R2D2 y C3PO de la "Guerra de las Galaxias", los replicantes de "Blade Runner" o el sistema operativo del que se enamora el actor Joaquin Phoenix en la película "Her", todos son ejemplos de autómatas creados por el hombre, con el objetivo de poder interactuar con ellos y que le sirvan de ayuda. En algunos casos, creaciones tan perfectas, tan humanas, que nos permiten mostrar sentimientos hacia ellos.
Adentrándose en esta idea nació "Westworld" una serie de la cadena americana HBO que nos habla de un parque temático poblado por lo que ellos llaman anfitriones, autómatas con un altísimo grado de similitud con los humanos. Tanta, que es imposible distinguirles de nosotros.

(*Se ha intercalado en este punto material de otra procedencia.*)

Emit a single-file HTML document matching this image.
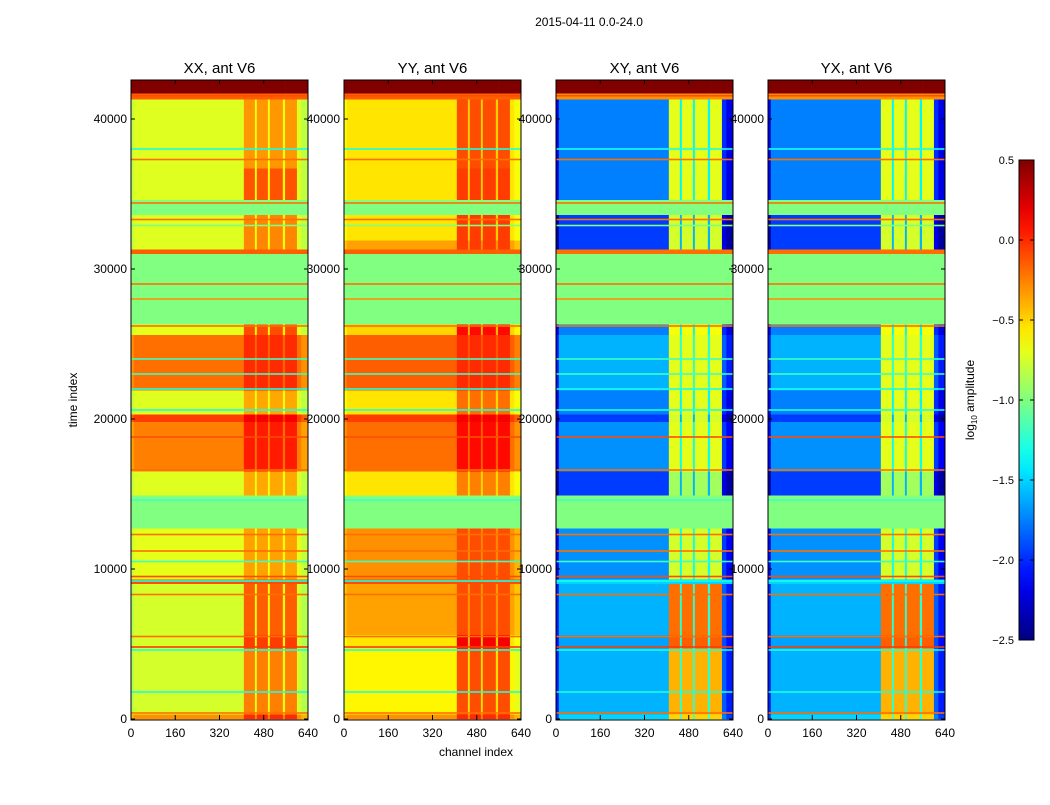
<!DOCTYPE html>
<html><head><meta charset="utf-8"><style>
body{margin:0;background:#fff;width:1050px;height:800px;overflow:hidden;font-family:"Liberation Sans","DejaVu Sans",sans-serif}
</style></head><body>
<svg id="chart" width="1050" height="800" xmlns="http://www.w3.org/2000/svg" font-family="Liberation Sans, DejaVu Sans, sans-serif">
<text x="589" y="26" font-size="12" text-anchor="middle">2015-04-11 0.0-24.0</text>
<text transform="translate(77,400) rotate(-90)" font-size="12" text-anchor="middle">time index</text>
<text x="476" y="756" font-size="12" text-anchor="middle">channel index</text>
<g id="panels"></g>
<g id="cbar"></g>
<text transform="translate(974,400) rotate(-90)" font-size="12" text-anchor="middle">log<tspan font-size="8" dy="3">10</tspan><tspan dy="-3"> amplitude</tspan></text>
</svg>
<script>
const panelTitles=['XX, ant V6','YY, ant V6','XY, ant V6','YX, ant V6'];
const xTicks=[0,160,320,480,640];
const yTicks=[0,10000,20000,30000,40000];
const cbTicks=[0.5,0.0,-0.5,-1.0,-1.5,-2.0,-2.5];
const chanEdges=[0,10,408,448,455,495,502,549,557,600,616,640];
const chanKind=['edge','base','rfi','gap','rfi','gap','rfi','gap','rfi','base2','edge'];
const bandStart=[41700,41300,36700,34600,33600,31900,31300,31000,26300,25600,21900,20300,19800,16500,14900,12700,9300,9000,5600,4700,300,0];
const bandEnd=[42650,41700,41300,36700,34600,33600,31900,31300,31000,26300,25600,21900,20300,19800,16500,14900,12700,9300,9000,5600,4700,300];
const baseXX=[0.5,-0.15,-0.72,-0.72,-1,-0.72,-0.72,-0.15,-1,-0.7,-0.2,-0.72,-0.05,-0.25,-0.72,-1,-0.7,-0.1,-0.75,-0.75,-0.75,-0.3];
const baseYY=[0.5,-0.15,-0.55,-0.55,-1,-0.55,-0.35,-0.15,-1,-0.5,-0.15,-0.55,-0.05,-0.2,-0.55,-1,-0.3,-0.1,-0.35,-0.55,-0.6,-0.3];
const baseXY=[0.5,-0.3,-1.75,-1.75,-1,-1.95,-1.95,-0.2,-1,-1.75,-1.6,-1.75,-1.95,-1.7,-1.95,-1,-1.7,-1.5,-1.6,-1.65,-1.6,-1.5];
const baseYX=[0.5,-0.3,-1.75,-1.75,-1,-1.95,-1.95,-0.2,-1,-1.75,-1.6,-1.75,-1.95,-1.7,-1.95,-1,-1.7,-1.5,-1.6,-1.65,-1.6,-1.5];
const rfiXX=[0,0,0.4,0.6,0,0.45,0.45,0,0,0.6,0.2,0.35,0.2,0.3,0.35,0,0.35,0,0.6,0.7,0.5,0.3];
const rfiYY=[0,0,0.45,0.5,0,0.5,0.3,0,0,0.6,0.15,0.35,0.2,0.3,0.3,0,0.2,0,0.25,0.7,0.5,0.3];
const rfiXY=[0,0,1.05,1.05,0,1.2,1.2,0,0,1.1,0.9,1.05,1.2,1.0,1.05,0,0.95,0,1.4,1.5,1.2,1.0];
const lineTimes=[41550,38000,37300,34400,33300,32900,29000,28000,26200,24000,23000,22000,20600,18800,16600,14600,12300,11200,10500,9500,9200,8300,5500,4800,4600,1800,400];
const lineVals=[-0.1,-1.3,-0.2,-0.2,-0.2,-1.0,-0.2,-0.3,-0.2,-1.2,-1.2,-1.3,-1.3,-0.1,-0.2,-1.2,-0.2,-0.2,-1.2,-0.1,-1.3,-0.2,-0.2,-0.05,-1.3,-1.3,-0.2];
const panelBase=[baseXX,baseYY,baseXY,baseYX];
const panelRfi=[rfiXX,rfiYY,rfiXY,rfiXY];
const panelLeft=[131,344,556,768];
const PW=177, Y0=719, TOPY=80;
const vmin=-2.5,vmax=0.5;
function clip(x){return Math.max(0,Math.min(1,x));}
function jet(v){const n=clip((v-vmin)/(vmax-vmin));
 const r=clip(1.5-Math.abs(4*n-3)),g=clip(1.5-Math.abs(4*n-2)),b=clip(1.5-Math.abs(4*n-1));
 return 'rgb('+Math.round(r*255)+','+Math.round(g*255)+','+Math.round(b*255)+')';}
function yScale(t){return Math.max(TOPY,Y0-t*0.015);}
const NS='http://www.w3.org/2000/svg';
function mk(tag,attrs,parent){const e=document.createElementNS(NS,tag);for(const k in attrs)e.setAttribute(k,attrs[k]);parent.appendChild(e);return e;}
const panels=document.getElementById('panels');
for(let p=0;p<4;p++){
 const L=panelLeft[p];
 const xScale=c=>L+c/640*PW;
 const g=mk('g',{},panels);
 
 
 const base=panelBase[p],rfi=panelRfi[p];
 const cross=p>=2;
 for(let b=0;b<bandStart.length;b++){
  const y1=yScale(bandEnd[b]),y2=yScale(bandStart[b]);
  const flagged=base[b]===-1||base[b]>0.4||rfi[b]===0;
  for(let c=0;c<chanKind.length;c++){
   let v=base[b];const k=chanKind[c];
   if(k==='rfi')v+=rfi[b];
   else if(k==='gap')v+=cross?Math.min(0.35,rfi[b]):rfi[b]*0.15;
   else if(!flagged&&k==='edge')v+=cross?-0.45:-0.1;
   else if(!flagged&&k==='base2')v+=cross?-0.25:0;
   const x1=xScale(chanEdges[c]),x2=xScale(chanEdges[c+1]);
   const r=mk('rect',{x:x1.toFixed(2),y:y1.toFixed(2),width:(x2-x1+0.3).toFixed(2),height:(y2-y1+0.3).toFixed(2),fill:jet(v)},g);
   
   
  }
 }
 for(let i=0;i<lineTimes.length;i++){
  let v=lineVals[i];
  const r=mk('rect',{x:L,y:(yScale(lineTimes[i])-0.8).toFixed(2),width:PW,height:1.6,fill:jet(v)},g);
  
  
 }
 const fr=mk('rect',{x:L,y:TOPY,width:PW,height:Y0+1-TOPY,fill:'none',stroke:'#000','stroke-width':1},g);
 
 
 const tt=mk('text',{x:L+PW/2,y:73,'font-size':15,'text-anchor':'middle'},g);
 tt.textContent=panelTitles[p];
 
 
 xTicks.forEach(t=>{const x=xScale(t);
  mk('line',{x1:x,x2:x,y1:Y0+1,y2:Y0-4,stroke:'#000'},g);
  mk('line',{x1:x,x2:x,y1:TOPY,y2:TOPY+4,stroke:'#000'},g);
  const tx=mk('text',{x:x,y:737,'font-size':12,'text-anchor':'middle'},g);tx.textContent=t;
  
  });
 yTicks.forEach(t=>{const y=yScale(t);
  mk('line',{x1:L,x2:L+4,y1:y,y2:y,stroke:'#000'},g);
  mk('line',{x1:L+PW,x2:L+PW-4,y1:y,y2:y,stroke:'#000'},g);
  const tx=mk('text',{x:L-4,y:y+4,'font-size':12,'text-anchor':'end'},g);tx.textContent=t;
  
  });
}
const cb=document.getElementById('cbar');
const CBX=1019,CBW=15,CBT=160,CBB=640;
const defs=mk('defs',{},cb);
const grad=mk('linearGradient',{id:'jetg',x1:0,y1:1,x2:0,y2:0},defs);
for(let i=0;i<=20;i++){mk('stop',{offset:i/20,'stop-color':jet(vmin+(vmax-vmin)*i/20)},grad);}
mk('rect',{x:CBX,y:CBT,width:CBW,height:CBB-CBT,fill:'url(#jetg)',stroke:'#000','stroke-width':1},cb);
cbTicks.forEach(t=>{const y=CBB-(t-vmin)/(vmax-vmin)*(CBB-CBT);
 mk('line',{x1:CBX,x2:CBX+4,y1:y,y2:y,stroke:'#000'},cb);
 mk('line',{x1:CBX+CBW,x2:CBX+CBW-4,y1:y,y2:y,stroke:'#000'},cb);
 const tx=mk('text',{x:CBX-5,y:y+4,'font-size':11,'text-anchor':'end'},cb);tx.textContent=(t<0?'\u2212':'')+Math.abs(t).toFixed(1);
 
 });
</script>
</body></html>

Estos autómatas viven en un bucle, con unas historias programadas como sus propios recuerdos y con unas rutinas que les llevan a formar parte de las tramas que se les asignan y de las que forman parte todos los moradores de este mundo inventado, pero que para ellos es la vida real.
Su percepción de la realidad es la misma que la nuestra, y no son conscientes de ser otra cosa que un humano más: sufren, ríen, lloran, muestran y sienten afecto por sus amigos y parientes, pueden seguir una conversación y son capaces de improvisar y actuar según se desarrolle cualquier situación. Lo único que no pueden hacer es dañar a un humano, pero sí pueden dañarse entre ellos.
Todo está creado para que los visitantes del parque puedan disfrutar de una experiencia absolutamente real y, dependiendo de sus deseos y de su implicación, pueden vivir desde un apasionado romance con la hija de un granjero local, convertirse en el héroe de una aventura al atrapar a unos peligrosos forajidos o cometer los más atroces crímenes. Todo está permitido en este mundo donde la única barrera que existe es la propia moralidad.
En la serie se dice que al visitar el parque y dar rienda suelta a los propios deseos en un mundo sin leyes, uno descubre su propia personalidad.
Y es que en la actualidad, no conocemos máquinas tan reales que muestren o procesen sentimientos, motivaciones o una autoconciencia. Pero, ¿qué pasará si en algún momento la tecnología nos permite disponer de ellas?
¿Máquinas? Sí, pero humanas en cierto modo. ¿Deberíamos tratarlas como máquinas, cómo humanos o quizás como algo intermedio?
En ese momento aparecerá el debate ético y moral, mientras tanto podemos fabular sobre ello y disfrutar de esta serie, sobre un futuro, quizás no tan lejano, que nos invita a reflexionar sobre las máquinas y sobre nosotros mismos.